Matching a source to a target probability measure is often solved by instantiating a linear optimal transport (OT) problem, parameterized by a ground cost function that quantifies discrepancy between points. When these measures live in the same metric space, the ground cost often defaults to its distance. When instantiated across two different spaces, however, choosing that cost in the absence of aligned data is a conundrum. As a result, practitioners often resort to solving instead a quadratic Gromow-Wasserstein (GW) problem.

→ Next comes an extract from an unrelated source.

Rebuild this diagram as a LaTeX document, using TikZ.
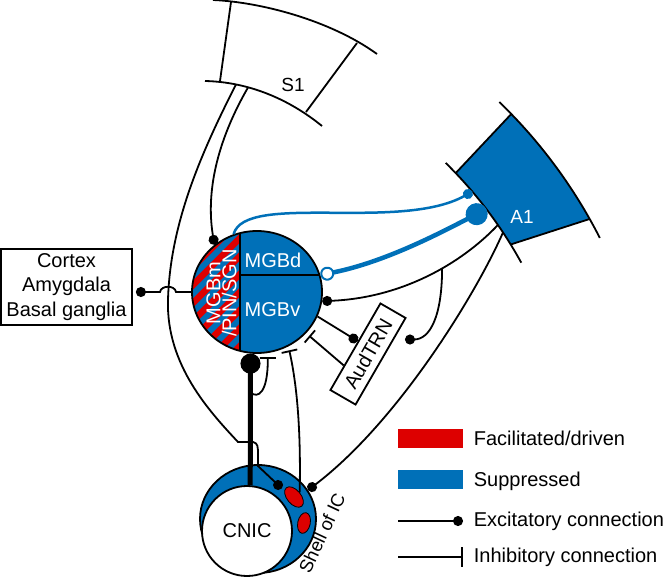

We exploit in this work a parallel between GW and cost-regularized OT, the regularized minimization of a linear OT objective parameterized by a ground cost. We use this cost-regularized formulation to match measures across two different Euclidean spaces, where the cost is evaluated between transformed source points and target points. We show that several quadratic OT problems fall in this category, and consider enforcing structure in linear transform (e.g. sparsity), by introducing structure-inducing regularizers. We provide a proximal algorithm to extract such transforms from unaligned data, and demonstrate its applicability to single-cell spatial transcriptomics/multiomics matching tasks.

翻译：将源概率测度匹配到目标概率测度的问题，通常通过实例化一个线性最优输运（OT）问题来解决，该问题由一个量化点间差异的底代价函数参数化。当这些测度处于同一度量空间时，底代价通常默认为该空间的距离。然而，当跨两个不同空间实例化时，在缺乏对齐数据的情况下选择这一代价成为一个难题。因此，实践者常转而求解二次的Gromov-Wasserstein（GW）问题。本文揭示了GW与代价正则化OT之间的平行关系——代价正则化OT是对一个由底代价参数化的线性OT目标进行正则化最小化。我们利用这一代价正则化公式，在跨两个不同欧几里得空间时实现测度匹配，其中代价在变换后的源点与目标点之间进行评估。我们证明多个二次OT问题可归入此类范畴，并通过引入结构诱导正则化项，考虑在线性变换中施加结构（例如稀疏性）。我们提出一种近端算法，用于从非对齐数据中提取此类变换，并展示了其在单细胞空间转录组学/多组学匹配任务中的适用性。